--- Work to do ---
Leaving out every picture, retype the lines below from the top through the one that contains "0, 0, 0.0556]".

--- Recorded data ---
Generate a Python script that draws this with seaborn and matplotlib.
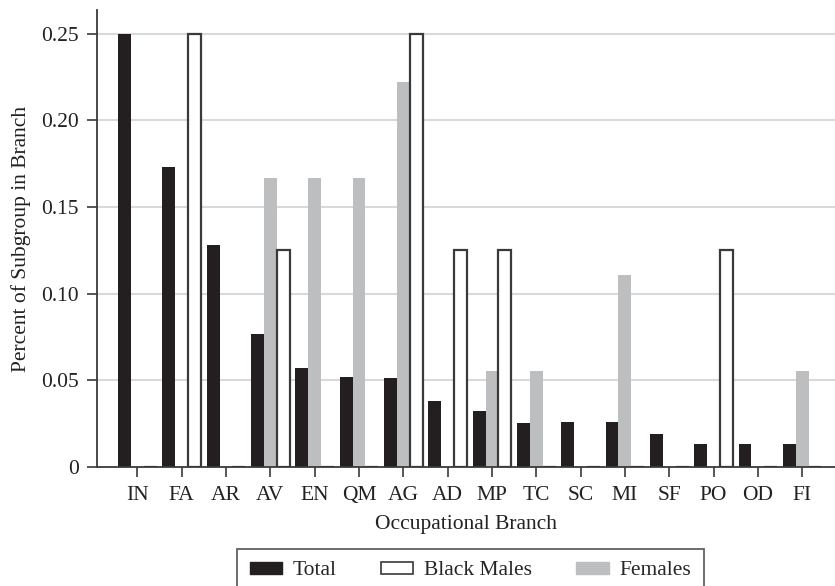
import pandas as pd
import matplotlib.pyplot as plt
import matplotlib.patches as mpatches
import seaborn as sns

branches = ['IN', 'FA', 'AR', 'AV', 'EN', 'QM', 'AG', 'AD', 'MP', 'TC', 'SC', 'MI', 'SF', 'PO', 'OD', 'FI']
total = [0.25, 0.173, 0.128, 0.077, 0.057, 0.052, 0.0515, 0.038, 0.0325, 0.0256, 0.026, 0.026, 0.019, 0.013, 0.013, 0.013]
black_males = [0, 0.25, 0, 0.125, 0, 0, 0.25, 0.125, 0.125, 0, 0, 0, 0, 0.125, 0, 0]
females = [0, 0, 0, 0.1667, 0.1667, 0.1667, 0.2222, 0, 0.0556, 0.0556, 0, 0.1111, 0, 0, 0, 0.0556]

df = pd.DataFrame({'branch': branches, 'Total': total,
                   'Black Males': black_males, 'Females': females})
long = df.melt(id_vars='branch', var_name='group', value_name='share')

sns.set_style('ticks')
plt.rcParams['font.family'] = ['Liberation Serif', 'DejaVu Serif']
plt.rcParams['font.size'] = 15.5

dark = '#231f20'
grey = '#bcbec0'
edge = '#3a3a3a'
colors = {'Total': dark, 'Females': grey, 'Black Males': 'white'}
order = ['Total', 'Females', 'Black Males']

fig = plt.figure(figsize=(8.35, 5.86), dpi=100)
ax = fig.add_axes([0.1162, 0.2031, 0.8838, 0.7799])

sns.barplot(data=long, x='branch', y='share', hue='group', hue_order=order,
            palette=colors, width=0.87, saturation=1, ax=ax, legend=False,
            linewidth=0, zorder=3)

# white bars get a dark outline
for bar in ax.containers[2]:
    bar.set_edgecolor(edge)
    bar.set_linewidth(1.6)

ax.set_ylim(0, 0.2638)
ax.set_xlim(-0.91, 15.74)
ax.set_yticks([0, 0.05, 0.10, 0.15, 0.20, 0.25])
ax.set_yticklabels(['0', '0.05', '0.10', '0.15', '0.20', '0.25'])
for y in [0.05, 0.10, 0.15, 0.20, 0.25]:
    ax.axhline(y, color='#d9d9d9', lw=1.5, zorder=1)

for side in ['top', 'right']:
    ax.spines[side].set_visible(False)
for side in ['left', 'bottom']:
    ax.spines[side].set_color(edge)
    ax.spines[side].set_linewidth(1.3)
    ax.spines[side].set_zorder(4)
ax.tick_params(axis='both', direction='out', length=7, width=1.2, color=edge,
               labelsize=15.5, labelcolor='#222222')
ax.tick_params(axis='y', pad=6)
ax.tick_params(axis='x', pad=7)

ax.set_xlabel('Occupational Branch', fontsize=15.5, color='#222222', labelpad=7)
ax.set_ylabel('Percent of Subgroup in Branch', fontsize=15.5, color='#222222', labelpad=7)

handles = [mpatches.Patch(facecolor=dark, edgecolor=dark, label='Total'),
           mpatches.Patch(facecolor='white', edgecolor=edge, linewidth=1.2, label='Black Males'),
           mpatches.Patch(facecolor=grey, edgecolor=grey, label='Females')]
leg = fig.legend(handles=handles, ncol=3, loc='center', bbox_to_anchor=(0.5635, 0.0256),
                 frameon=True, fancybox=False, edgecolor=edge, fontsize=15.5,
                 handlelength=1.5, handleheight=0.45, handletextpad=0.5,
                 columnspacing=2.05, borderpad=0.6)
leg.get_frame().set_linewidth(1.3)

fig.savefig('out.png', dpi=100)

--- Result for this task ---
Generate a Python script that draws this with seaborn and matplotlib.
import pandas as pd
import matplotlib.pyplot as plt
import matplotlib.patches as mpatches
import seaborn as sns

branches = ['IN', 'FA', 'AR', 'AV', 'EN', 'QM', 'AG', 'AD', 'MP', 'TC', 'SC', 'MI', 'SF', 'PO', 'OD', 'FI']
total = [0.25, 0.173, 0.128, 0.077, 0.057, 0.052, 0.0515, 0.038, 0.0325, 0.0256, 0.026, 0.026, 0.019, 0.013, 0.013, 0.013]
black_males = [0, 0.25, 0, 0.125, 0, 0, 0.25, 0.125, 0.125, 0, 0, 0, 0, 0.125, 0, 0]
females = [0, 0, 0, 0.1667, 0.1667, 0.1667, 0.2222, 0, 0.0556, 0.0556, 0, 0.1111, 0, 0, 0, 0.0556]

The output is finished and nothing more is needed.